Torhüter Rene Adler kommt im Sommer zum HSV. Sein Vorgänger, der heute gegen Gladbach im HSV-Tor steht, muss sich einen neuen Verein suchen.

Hamburg. Es waren gerade mal fünf Meter, die Jaroslav Drobny nach dem gestrigen Abschlusstraining von HSV-Trainer Thorsten Fink und Sportchef Frank Arnesen trennten. Fünf Meter, die dem Tschechen wie eine Marathondistanz vorgekommen sein müssen. Denn während der Torhüter sorgfältig herumliegende Bälle zusammensammelte, ließen sich Arnesen und Fink überhaupt nicht dabei stören, angeregt die kurz-, mittel und langfristige Zukunft des HSV zu besprechen.

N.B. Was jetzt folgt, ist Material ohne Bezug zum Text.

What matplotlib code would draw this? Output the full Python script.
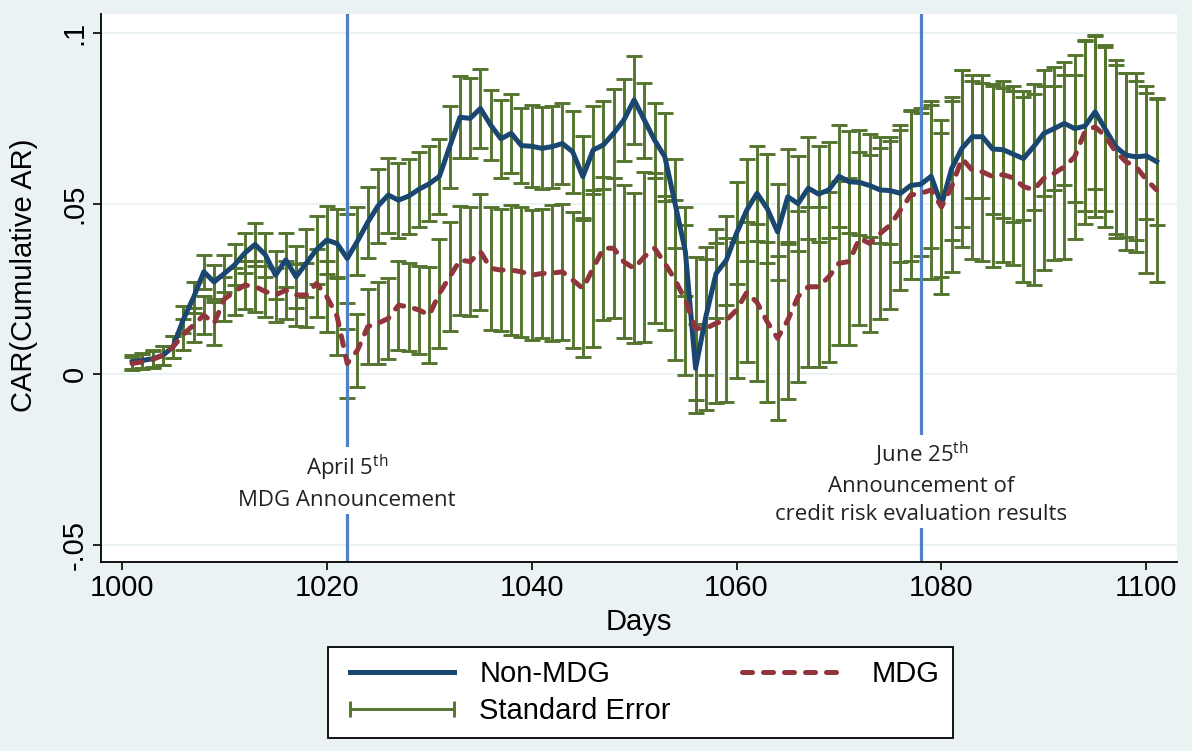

Kurzfristig steht das heutige Spiel (20.30 Uhr/Sky und im Liveticker auf abendblatt.de) gegen Borussia Mönchengladbach auf dem Programm, mittelfristig die Vertragsunterschrift von Wunsch-Torhüter René Adler und langfristig, auch das ist nun klar, der unvermeidliche Abschied Drobnys vom HSV.

"Als Spieler muss man so eine Vereinsentscheidung verstehen", sagt Arnesen, der Drobny ein dickes Kompliment macht: "Jaro geht mit der Situation fantastisch um." Erst nachdem Adler den längst ausgehandelten Vier-Jahres-Vertrag in den kommenden Tagen unterzeichnet hat, will sich der Däne auch mit Drobnys Zukunft eingehend beschäftigen: "Dann müssen wir natürlich auch über seine Situation reden." Viel zu reden gibt es allerdings nicht. Adler kommt, Drobny muss gehen - so kann man in nur fünf Worten das Geschäft Profifußball zusammenfassen.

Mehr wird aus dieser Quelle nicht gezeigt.